On July 8, 2019, Cauley-Stein signed a two-year, $4.46 million contract with the Golden State Warriors. Then, on January 25, 2020, Cauley-Stein was traded to the Mavericks for a 2020 second-round pick. If everything goes smoothly, the 27-year-old center is set to earn $4.1 million next season. The 2015 sixth overall pick’s contract consumes less than three percent of the team’s total salary cap.
Source says Mavs are leaning toward picking up center Willie Cauley-Stein's $4.1 million option for next season. Deadline is Sunday and Mavs are waiting to see if situation unexpectedly materializes to make that cap space worth parting with a big man they like.
— Tim MacMahon (@espn_macmahon) July 31, 2021
This news comes right after Dallas received center Moses Brown from the Boston Celtics. Brown is a seven-foot-two, 2019 undrafted player out of UCLA. In 2021, Brown was named to the All-NBA G League First Team and All-Defensive Team.

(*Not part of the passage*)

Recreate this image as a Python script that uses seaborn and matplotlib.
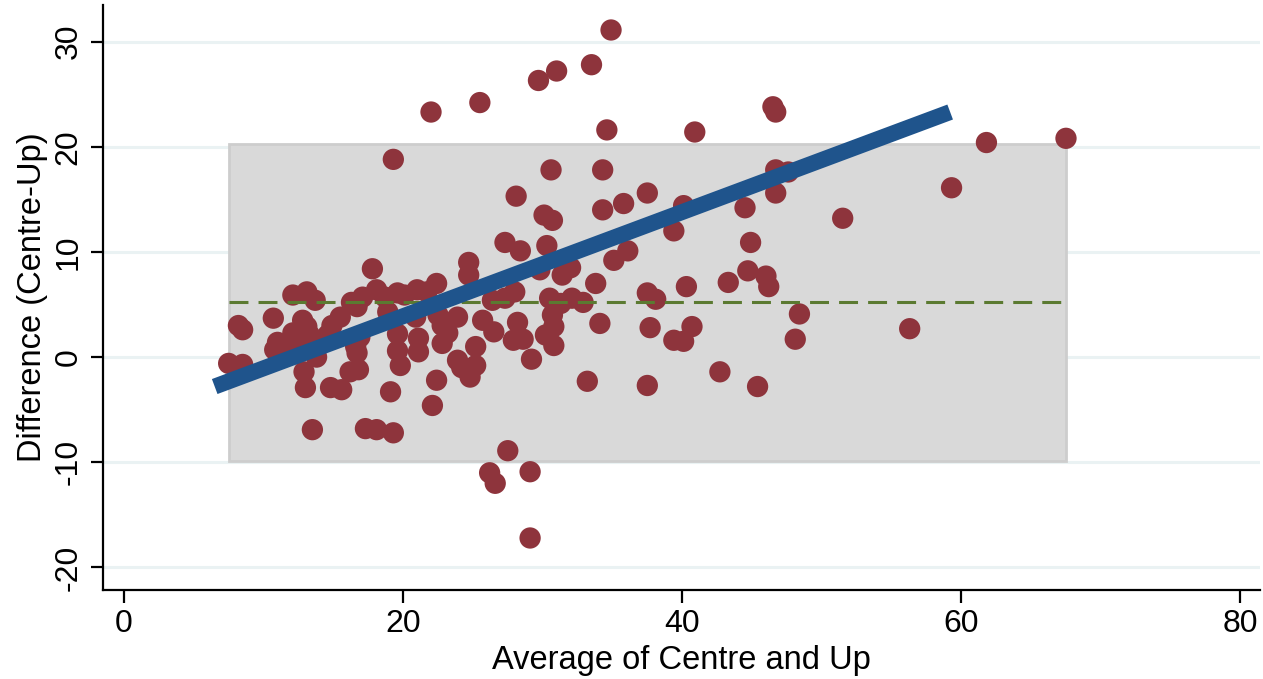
import matplotlib
matplotlib.use("Agg")
import matplotlib.pyplot as plt
import seaborn as sns
import pandas as pd
from matplotlib.patches import Rectangle

# ---------------- data ----------------
avg_centre_up = [
    7.5, 8.5, 8.2, 8.5, 10.7, 11.0, 10.8, 12.1, 13.1, 13.7, 12.8, 13.1, 12.1, 12.6, 13.3,
    11.7, 13.8, 12.9, 13.0, 13.5, 14.8, 15.6, 14.9, 15.5, 14.6, 16.3, 17.1, 16.7, 16.6, 16.7,
    16.2, 16.8, 16.9, 17.8, 18.1, 18.7, 18.9, 19.6, 19.6, 19.8, 19.1, 17.3, 18.1, 19.3, 19.3,
    22.0, 24.7, 24.7, 22.4, 19.6, 20.1, 21.0, 21.7, 20.9, 22.5, 22.8, 23.9, 25.7, 26.5, 26.4,
    27.3, 28.0, 28.2, 27.9, 28.6, 29.2, 29.8, 31.4, 32.0, 30.5, 31.3, 32.1, 32.9, 30.7, 30.8,
    30.2, 30.8, 21.1, 21.1, 22.8, 23.2, 22.4, 22.1, 23.9, 24.2, 25.2, 24.8, 25.2, 27.5, 26.2,
    26.6, 29.1, 29.1, 25.5, 29.7, 31.0, 33.5, 34.9, 34.6, 30.6, 28.1, 30.1, 30.7, 27.3, 28.4,
    30.3, 34.3, 34.3, 35.8, 37.5, 40.1, 39.4, 36.1, 35.1, 33.8, 37.5, 38.1, 40.3, 43.3, 44.5,
    44.9, 44.7, 46.0, 46.2, 46.7, 46.7, 47.6, 34.1, 37.7, 40.7, 39.4, 40.1, 33.2, 37.5, 42.7,
    45.4, 46.5, 46.7, 40.9, 51.5, 48.4, 48.1, 56.3, 59.3, 61.8, 67.5,
]
diff_centre_up = [
    -0.6, -0.7, 3.0, 2.6, 3.7, 1.4, 0.7, 5.9, 6.2, 5.4, 3.5, 2.9, 2.3, 1.6, 2.1,
    1.1, 0.0, -1.4, -2.9, -6.9, -2.9, -3.1, 3.0, 3.8, 2.1, 5.2, 5.7, 4.8, 1.0, 0.4,
    -1.4, -1.2, 1.9, 8.4, 6.4, 5.7, 4.3, 2.2, 0.6, -0.8, -3.3, -6.8, -6.9, -7.2, 18.8,
    23.3, 9.0, 7.8, 7.0, 6.1, 5.9, 6.4, 6.2, 3.8, 4.0, 3.0, 3.8, 3.5, 2.4, 5.4,
    5.6, 6.2, 3.3, 1.6, 1.7, -0.2, 8.3, 7.8, 8.5, 5.6, 5.1, 5.6, 5.2, 4.0, 2.9,
    2.1, 1.1, 1.8, 0.5, 1.3, 2.3, -2.2, -4.6, -0.3, -1.0, -0.8, -1.9, 1.0, -8.9, -11.0,
    -12.0, -10.9, -17.2, 24.2, 26.3, 27.2, 27.8, 31.1, 21.6, 17.8, 15.3, 13.5, 13.0, 10.9, 10.1,
    10.6, 17.8, 14.0, 14.6, 15.6, 14.4, 12.0, 10.1, 9.2, 7.0, 6.1, 5.5, 6.7, 7.1, 14.2,
    10.9, 8.2, 7.7, 6.7, 15.6, 17.8, 17.6, 3.2, 2.8, 2.9, 1.6, 1.5, -2.3, -2.7, -1.4,
    -2.8, 23.8, 23.3, 21.4, 13.2, 4.1, 1.7, 2.7, 16.1, 20.4, 20.8,
]

mean_diff = 5.2
upper_limit = 20.3
lower_limit = -9.9
range_x = [7.5, 67.5]          # span of the agreement band / mean line
fit_line_x = [6.5, 59.2]       # fitted regression line ends
fit_line_y = [-2.8, 23.3]

x_ticks = [0, 20, 40, 60, 80]
y_ticks = [-20, -10, 0, 10, 20, 30]
x_label = "Average of Centre and Up"
y_label = "Difference (Centre-Up)"

# ---------------- style ----------------
sns.set_theme(style="white")
plt.rcParams["font.family"] = ["Liberation Sans", "DejaVu Sans"]
plt.rcParams["text.color"] = "black"
plt.rcParams["axes.labelcolor"] = "black"

df = pd.DataFrame({"avg": avg_centre_up, "diff": diff_centre_up})

fig = plt.figure(figsize=(12.63, 6.79), dpi=100)
ax = fig.add_axes([0.0816, 0.131, 0.916, 0.862])

ax.set_xlim(-1.5, 81.4)
ax.set_ylim(-22.15, 33.5)

# gridlines (y only)
for yt in y_ticks:
    ax.axhline(yt, color="#EAF2F3", lw=2.2, zorder=0)

# agreement band
ax.add_patch(Rectangle((range_x[0], lower_limit), range_x[1] - range_x[0],
                       upper_limit - lower_limit, facecolor="#D9D9D9",
                       edgecolor="#CDCDCD", lw=2.0, zorder=1))

sns.scatterplot(data=df, x="avg", y="diff", ax=ax, color="#8E343C", s=235,
                edgecolor="none", linewidth=0, zorder=3, legend=False)

ax.plot(range_x, [mean_diff, mean_diff], color="#5B7A31", lw=2.2,
        dashes=(6.2, 3.3), zorder=4)
ax.plot(fit_line_x, fit_line_y, color="#1F548C", lw=11.5, solid_capstyle="butt", zorder=5)

ax.set_xticks(x_ticks)
ax.set_yticks(y_ticks)
ax.set_xticklabels([str(t) for t in x_ticks])
ax.set_yticklabels([str(t) for t in y_ticks], rotation=90, va="center")
ax.tick_params(axis="both", direction="out", length=9, width=1.6, labelsize=23,
               colors="black", labelcolor="black", pad=5, left=True, bottom=True)
ax.set_xlabel(x_label, fontsize=23.5, labelpad=4, color="black")
ax.set_ylabel(y_label, fontsize=23.5, labelpad=4, color="black")

for side in ["top", "right"]:
    ax.spines[side].set_visible(False)
for side in ["left", "bottom"]:
    ax.spines[side].set_color("black")
    ax.spines[side].set_linewidth(1.6)

fig.savefig("out.png", dpi=100)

On March 28, 2021, the 21-year-old center signed a four-year, $6.8 million contract with the Thunder.
However, on June 18, 2021, the Oklahoma City Thunder traded Brown, Al Horford, and a 2023 second-round pick to the Celtics for Kemba Walker, a 2021 first-round pick and a 2025 second-round pick. With Boston, Brown was set to earn $1,701,593 next season. Of course, the Mavs organization is finalizing a trade to send Josh Richardson to the Celtics as well. In other news, today is Mavs owner Mark Cuban’s 63rd birthday.
Referencing Spotrac’s 2021-22 luxury tax totals, the Mavs’ current luxury tax space is $52,326,531. The 2021 NBA salary cap maximum is $112,414,000. Their current cap space is $27,595,632. Cauley-Stein’s contract is recognized as a club option, not a player option or guaranteed money. Richardson’s deadline is also tomorrow, so because he is getting traded to Boston, the team will not collect his $11,615,328 player option.
Plus, Jalen Brunson’s deadline is also August 1st. His guaranteed value is $1,802,057. Leading into the 2021-22 season, Kristaps Porzingis has the highest cap figure on the team, which is an amount worth $31,650,600, consuming 22.73 percent of the team’s total salary cap. At the moment, Porzingis is a popular name in trade rumor articles. Bettors and NBA analysts are predicting a possible trade to the Brooklyn Nets, Sacramento Kings or Philadelphia 76ers.